Genie: As you command. *a massive, extra strong gallows and noose appears*
wife: Did you leave a good tip?
[flashback to me writing “Always look both ways before pulling out into traffic” on the check]
me: Yep
I don’t throw gang signs. I’m Scottish. I throw bricks 🙂
To the person crowding me in the checkout line, do you want a hug .. ’cause if you get any closer, I’m gonna assume you do and give you one.
Kid 1: Why’d you call me Aphrodite?
“After the Greek goddess of love”
Kid 2: What about me pop?
“You’re named after a famous chipmunk Alvin”
My kid: *does something cute*
Me: That’s great, sweetie, now please can you do it again in a cleaner part of the house so I can take a photo?
Him: I’m leaving you
Me: *eating a cantaloupe like an apple* why though
Sure kids are great but have you tried sleep?
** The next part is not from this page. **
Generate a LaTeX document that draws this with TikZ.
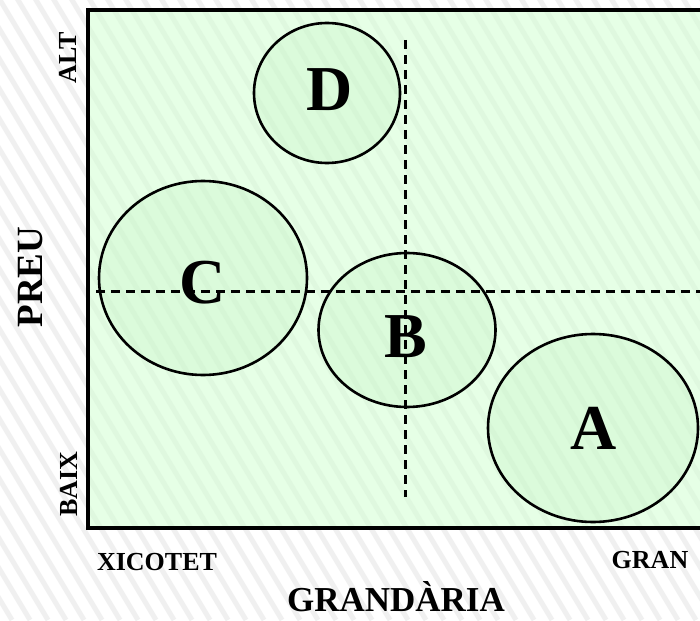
\documentclass[tikz,border=0pt]{standalone}
\usepackage{fontspec}
\setmainfont{Liberation Serif}
\usetikzlibrary{shapes.geometric}

\definecolor{panelgreen}{RGB}{210,255,210}
\definecolor{blobgreen}{RGB}{200,245,200}

\tikzset{
  stripe/.style={line width=5pt, black!6},
  blob/.style={ellipse, draw, line width=2.6pt, fill=blobgreen, fill opacity=0.35,
               text opacity=1, inner sep=0pt},
  letter/.style={anchor=base, inner sep=1pt, font=\bfseries\fontsize{64}{64}\selectfont},
  axislabel/.style={anchor=base, inner sep=1pt, font=\bfseries\fontsize{26}{26}\selectfont},
  guide/.style={line width=3pt, dash pattern=on 9pt off 6pt},
}

\begin{document}
\begin{tikzpicture}[x=1pt, y=-1pt]
  \clip (0,0) rectangle (700,620);
  \fill[white] (0,0) rectangle (700,620);

  % diagonal background texture
  \foreach \s in {-420,-402,...,720}
    \draw[stripe] (\s,-10) -- (\s+378,620);

  % chart panel
  \draw[line width=3.5pt, fill=panelgreen, fill opacity=0.55] (88,10) rectangle (712,528);

  % market segments
  \node[blob, minimum width=146pt, minimum height=140pt] (circD) at (327,93) {};
  \node[blob, minimum width=208pt, minimum height=194pt] (circC) at (203,278) {};
  \node[blob, minimum width=177pt, minimum height=154pt] (circB) at (407,330) {};
  \node[blob, minimum width=210pt, minimum height=188pt] (circA) at (593,428) {};

  % quadrant guides
  \coordinate (hStart) at (96,291);
  \coordinate (hEnd) at (700,291);
  \coordinate (vStart) at (405,40);
  \coordinate (vEnd) at (405,497);
  \draw[guide] (hStart) -- (hEnd);
  \draw[guide] (vStart) -- (vEnd);

  % segment letters
  \node[letter] (labD) at (330,111) {D};
  \node[letter] (labC) at (203,303) {C};
  \node[letter] (labB) at (406,357) {B};
  \node[letter] (labA) at (594,449) {A};

  % axis labels
  \node[axislabel, rotate=90] (alt) at (76,58) {ALT};
  \node[axislabel, rotate=90] (baix) at (77,484) {BAIX};
  \node[anchor=base, inner sep=1pt, rotate=90, font=\bfseries\fontsize{37}{37}\selectfont] (preu) at (42,277) {PREU};
  \node[axislabel] (xicotet) at (157,570) {XICOTET};
  \node[axislabel] (gran) at (650,568) {GRAN};
  \node[anchor=base, inner sep=1pt, font=\bfseries\fontsize{35}{35}\selectfont] (grandaria) at (396,611) {GRANDÀRIA};
\end{tikzpicture}
\end{document}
If peeing was an Olympic event, I would win gold. But then I would miss the awards ceremony because I was taking a leak.
My husband has finally given up on the notion that he will be able to have an uninterrupted conference call when his coworkers heard me belting out “I’m Every Woman” and has moved his office to the basement.
[dracula slapping mosquito]
holy shit that really IS annoying
*strums guitar*
This is a little ditty I’ve been working on called “Stop putting nuts in the god damn brownies”
Hope you like it.
I have a friend who’s SUPER into Shakespeare.
She’s bardcore.
if i ask for your hoodie it’s not because i like you, it’s for witchcraft.
[Planning Rustic Vacation]
Me: Should we rent a cabin or a cottage?
Her: What’s the difference?
M: Well, cottages are usually home to witches who eat children; cabins usually contain partying teens who get murdered by a psychopath.
H: I meant in price.
ME (an armchair psychiatrist): I think you’re crazy
ARMCHAIR:
jurisprudence- an accused is innocent until proven guilty.
media- an accused is guilty until proven innocent.
colony aunty’s principle- guilty after proven innocent too.
You’ll never know how creative you really are until you need to start lying to your kids.
My swear jar is having a very profitable week.
Stop tweeting about what real women are and are not. You’re going to blow my secret that I’m a lizard creature zipped into a woman suit
I must have more than ten fingers because I broke like 17 nails today
I had a thought so dumb today that I Venmo-ed a friend $5 before I texted it to her.
Ibuprofen, youbuprofen, weallbuprofen.
My pet snake took my kid’s disappearance so hard, he’s gained 110 lbs since last week.